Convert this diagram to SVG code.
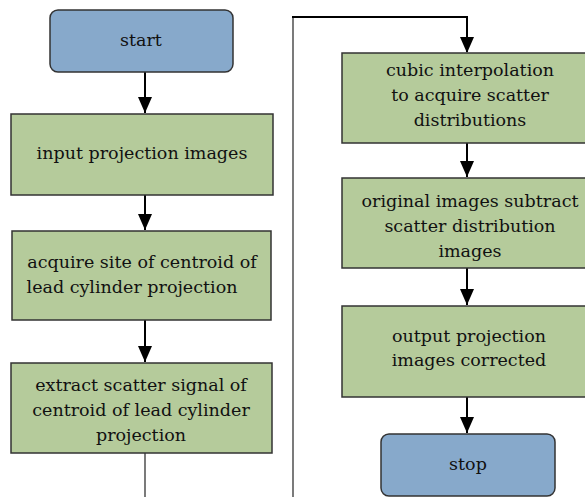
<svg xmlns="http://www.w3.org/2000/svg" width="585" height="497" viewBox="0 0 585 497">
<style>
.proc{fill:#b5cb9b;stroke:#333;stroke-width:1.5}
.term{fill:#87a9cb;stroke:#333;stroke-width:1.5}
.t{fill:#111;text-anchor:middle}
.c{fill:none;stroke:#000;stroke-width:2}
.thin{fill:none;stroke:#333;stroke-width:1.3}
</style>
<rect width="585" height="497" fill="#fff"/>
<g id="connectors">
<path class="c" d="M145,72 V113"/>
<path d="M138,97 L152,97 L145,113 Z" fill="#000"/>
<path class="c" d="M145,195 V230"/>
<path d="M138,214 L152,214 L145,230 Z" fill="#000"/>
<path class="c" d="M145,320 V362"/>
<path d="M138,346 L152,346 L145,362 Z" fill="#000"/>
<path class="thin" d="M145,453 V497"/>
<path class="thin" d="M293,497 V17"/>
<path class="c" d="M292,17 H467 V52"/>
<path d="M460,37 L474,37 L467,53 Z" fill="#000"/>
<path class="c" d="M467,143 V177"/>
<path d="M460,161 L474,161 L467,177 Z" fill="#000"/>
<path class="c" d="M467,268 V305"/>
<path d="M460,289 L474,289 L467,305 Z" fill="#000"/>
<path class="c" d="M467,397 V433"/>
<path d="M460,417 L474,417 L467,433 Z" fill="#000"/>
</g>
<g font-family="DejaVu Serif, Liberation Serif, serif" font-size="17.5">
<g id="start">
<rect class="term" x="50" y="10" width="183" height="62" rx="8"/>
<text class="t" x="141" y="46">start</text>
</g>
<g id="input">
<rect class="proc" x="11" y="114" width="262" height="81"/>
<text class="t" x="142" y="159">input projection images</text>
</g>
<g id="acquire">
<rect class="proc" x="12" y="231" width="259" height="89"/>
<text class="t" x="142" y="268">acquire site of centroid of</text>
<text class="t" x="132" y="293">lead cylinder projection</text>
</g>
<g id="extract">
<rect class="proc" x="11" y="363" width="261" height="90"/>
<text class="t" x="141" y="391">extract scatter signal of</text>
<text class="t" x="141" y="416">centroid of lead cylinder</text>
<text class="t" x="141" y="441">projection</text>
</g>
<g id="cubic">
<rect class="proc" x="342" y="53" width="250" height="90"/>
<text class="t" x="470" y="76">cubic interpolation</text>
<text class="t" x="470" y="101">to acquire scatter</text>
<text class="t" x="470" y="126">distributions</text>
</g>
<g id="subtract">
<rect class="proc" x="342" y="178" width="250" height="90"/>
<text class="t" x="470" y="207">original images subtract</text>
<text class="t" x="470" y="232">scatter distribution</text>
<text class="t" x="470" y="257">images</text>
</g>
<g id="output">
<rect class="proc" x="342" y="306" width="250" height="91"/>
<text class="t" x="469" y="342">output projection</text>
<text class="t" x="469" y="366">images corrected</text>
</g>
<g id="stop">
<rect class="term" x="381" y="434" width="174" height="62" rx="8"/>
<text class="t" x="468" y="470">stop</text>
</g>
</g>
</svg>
^^^^^^^^
◆ TASK STATEMENT:
Output each line exactly; omit every picture.

◆ EXERCISE ANSWER:
Convert this diagram to SVG code.
<svg xmlns="http://www.w3.org/2000/svg" width="585" height="497" viewBox="0 0 585 497">
<style>
.proc{fill:#b5cb9b;stroke:#333;stroke-width:1.5}
.term{fill:#87a9cb;stroke:#333;stroke-width:1.5}
.t{fill:#111;text-anchor:middle}
.c{fill:none;stroke:#000;stroke-width:2}
.thin{fill:none;stroke:#333;stroke-width:1.3}
</style>
<rect width="585" height="497" fill="#fff"/>
<g id="connectors">
<path class="c" d="M145,72 V113"/>
<path d="M138,97 L152,97 L145,113 Z" fill="#000"/>
<path class="c" d="M145,195 V230"/>
<path d="M138,214 L152,214 L145,230 Z" fill="#000"/>
<path class="c" d="M145,320 V362"/>
<path d="M138,346 L152,346 L145,362 Z" fill="#000"/>
<path class="thin" d="M145,453 V497"/>
<path class="thin" d="M293,497 V17"/>
<path class="c" d="M292,17 H467 V52"/>
<path d="M460,37 L474,37 L467,53 Z" fill="#000"/>
<path class="c" d="M467,143 V177"/>
<path d="M460,161 L474,161 L467,177 Z" fill="#000"/>
<path class="c" d="M467,268 V305"/>
<path d="M460,289 L474,289 L467,305 Z" fill="#000"/>
<path class="c" d="M467,397 V433"/>
<path d="M460,417 L474,417 L467,433 Z" fill="#000"/>
</g>
<g font-family="DejaVu Serif, Liberation Serif, serif" font-size="17.5">
<g id="start">
<rect class="term" x="50" y="10" width="183" height="62" rx="8"/>
<text class="t" x="141" y="46">start</text>
</g>
<g id="input">
<rect class="proc" x="11" y="114" width="262" height="81"/>
<text class="t" x="142" y="159">input projection images</text>
</g>
<g id="acquire">
<rect class="proc" x="12" y="231" width="259" height="89"/>
<text class="t" x="142" y="268">acquire site of centroid of</text>
<text class="t" x="132" y="293">lead cylinder projection</text>
</g>
<g id="extract">
<rect class="proc" x="11" y="363" width="261" height="90"/>
<text class="t" x="141" y="391">extract scatter signal of</text>
<text class="t" x="141" y="416">centroid of lead cylinder</text>
<text class="t" x="141" y="441">projection</text>
</g>
<g id="cubic">
<rect class="proc" x="342" y="53" width="250" height="90"/>
<text class="t" x="470" y="76">cubic interpolation</text>
<text class="t" x="470" y="101">to acquire scatter</text>
<text class="t" x="470" y="126">distributions</text>
</g>
<g id="subtract">
<rect class="proc" x="342" y="178" width="250" height="90"/>
<text class="t" x="470" y="207">original images subtract</text>
<text class="t" x="470" y="232">scatter distribution</text>
<text class="t" x="470" y="257">images</text>
</g>
<g id="output">
<rect class="proc" x="342" y="306" width="250" height="91"/>
<text class="t" x="469" y="342">output projection</text>
<text class="t" x="469" y="366">images corrected</text>
</g>
<g id="stop">
<rect class="term" x="381" y="434" width="174" height="62" rx="8"/>
<text class="t" x="468" y="470">stop</text>
</g>
</g>
</svg>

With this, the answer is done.